韓経:【時論】米国の韓米FTA評価、均衡を失った見方に
ⓒ 中央日報/中央日報日本語版2016.06.28 09:02
韓米自由貿易協定(FTA)が最近、リッパート駐韓米国大使の発言をきっかけに論争の中心に立っている。韓米FTAで米国の製造業と雇用がどのような影響を受けたかを調査した米国際貿易委員会(USITC)の報告書も近く公開される予定という。その内容がどうであろうと、韓米FTAの評価をめぐり論争が加熱するしかない状況だ。
韓米FTAの評価に対するこうした論争は均衡が取れたものではない。
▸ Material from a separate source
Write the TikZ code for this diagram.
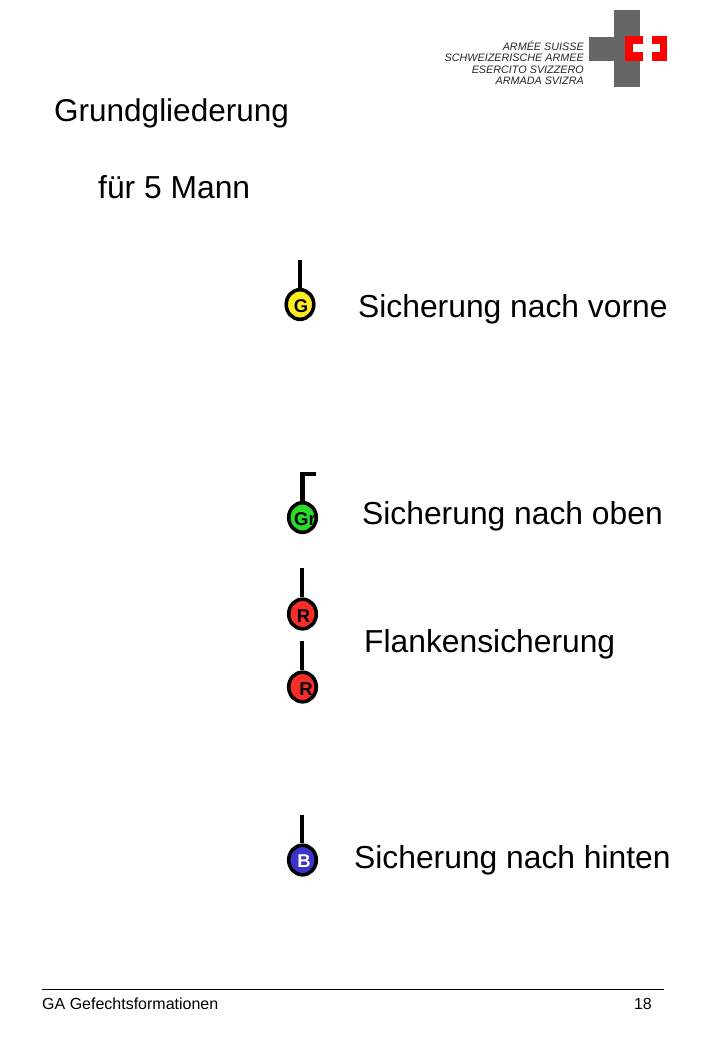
\documentclass[tikz,border=0pt]{standalone}
\usepackage{fontspec}
\setmainfont{Liberation Sans}
\usetikzlibrary{shapes.geometric}
\definecolor{crossgrey}{RGB}{102,102,102}
\definecolor{flagred}{RGB}{255,0,0}
\definecolor{gyellow}{RGB}{255,238,30}
\definecolor{ggreen}{RGB}{40,220,40}
\definecolor{rred}{RGB}{250,45,40}
\definecolor{bblue}{RGB}{60,50,205}
\tikzset{
  soldier/.style={ellipse,draw=black,line width=3.6pt,minimum width=27.6pt,minimum height=29.6pt,inner sep=0pt},
  mark text/.style={inner sep=0pt,font=\fontsize{18.5}{19}\selectfont\bfseries},
  stem/.style={draw=black,line width=4.5pt,line cap=butt},
  big/.style={anchor=base west,inner sep=0pt,font=\fontsize{31.8}{32}\selectfont},
  logotext/.style={anchor=base east,inner sep=0pt,font=\fontsize{10.8}{11}\selectfont\itshape,text=black!85}
}
\begin{document}
\begin{tikzpicture}[x=1pt,y=-1pt]
\useasboundingbox (0,0) rectangle (720,1040);
% logo
\fill[crossgrey] (614,10) rectangle (640,87);
\fill[crossgrey] (589,37) rectangle (640,61);
\fill[flagred] (625,36) rectangle (667,61.5);
\fill[white] (643,36) rectangle (652,61.5);
\fill[white] (633,44) rectangle (660,52);
\node[logotext] (l1) at (584,51) {ARMÉE SUISSE};
\node[logotext] (l2) at (584,62) {SCHWEIZERISCHE ARMEE};
\node[logotext] (l3) at (584,74) {ESERCITO SVIZZERO};
\node[logotext] (l4) at (584,85) {ARMADA SVIZRA};
% titles
\node[big,font=\fontsize{31.5}{32}\selectfont] (t1) at (54,122) {Grundgliederung};
\node[big] (t2) at (98,198.5) {für 5 Mann};
% soldiers
\node[soldier,fill=gyellow] (G) at (300,304.5) {};
\node[mark text] (Gt) at (301,306) {G};
\coordinate (Gtop) at (300,260);
\draw[stem] (Gtop) -- (G.north);
\node[soldier,fill=ggreen] (Gr) at (302.5,517.5) {};
\node[mark text] (Grt) at (305,519) {Gr};
\coordinate (Grtop) at (302.5,474);
\coordinate (Grend) at (316,474);
\draw[stem] (Gr.north) -- (Grtop |- Grend) -- (Grend);
\node[soldier,fill=rred] (R1) at (302.5,614) {};
\node[mark text] (R1t) at (303.5,616) {R};
\coordinate (R1top) at (302,568);
\draw[stem] (R1top) -- (R1.north -| R1top);
\node[soldier,fill=rred] (R2) at (302.5,687) {};
\node[mark text] (R2t) at (306,689) {R};
\coordinate (R2top) at (302,641);
\draw[stem] (R2top) -- (R2.north -| R2top);
\node[soldier,fill=bblue] (B) at (302.5,860) {};
\node[mark text,text=white] (Bt) at (304,861) {B};
\coordinate (Btop) at (302,815);
\draw[stem] (Btop) -- (B.north -| Btop);
% labels
\node[big] (s1) at (358,317) {Sicherung nach vorne};
\node[big] (s2) at (362,524) {Sicherung nach oben};
\node[big] (s3) at (364,652) {Flankensicherung};
\node[big] (s4) at (354,868) {Sicherung nach hinten};
% footer
\coordinate (fa) at (42,989);
\coordinate (fb) at (664,989);
\draw[black,line width=0.8pt] (fa) -- (fb);
\node[anchor=base west,inner sep=0pt,font=\fontsize{16}{16}\selectfont] (f1) at (42,1009) {GA Gefechtsformationen};
\node[anchor=base east,inner sep=0pt,font=\fontsize{16}{16}\selectfont] (f2) at (652,1009) {18};
\end{tikzpicture}
\end{document}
韓米両国がお互い自分が見たい点だけを強調する姿であるからだ。時には誤解もあり、一般の人が理解しにくい内容も多い。両国間の貿易収支不均衡問題もそうだ。韓国の対米貿易黒字が韓米FTA発効後に増えたのは事実だ。2011年の124億ドルから昨年は280億ドルへと倍以上に増えた。
しかし韓国の対米黒字の増加はほとんどFTAの恩恵を受けていない乗用車や携帯電話、半導体などの輸出増加による結果だ。2015年の米国の韓国産製品輸入額720億ドルのうち乗用車が180億ドル、携帯電話が73億ドル、半導体が33億ドルと、この3つの品目が全体輸入額の40%を占める。ところが昨年まで韓国の乗用車輸出に対する米国の関税は韓米FTA発効前と同じ2.5%だった。携帯電話と半導体は韓米FTA発効前から関税がなかった。したがってこれら品目の対米輸出が増えたからといって、これをすべて韓米FTAの影響と見るのは適切でない。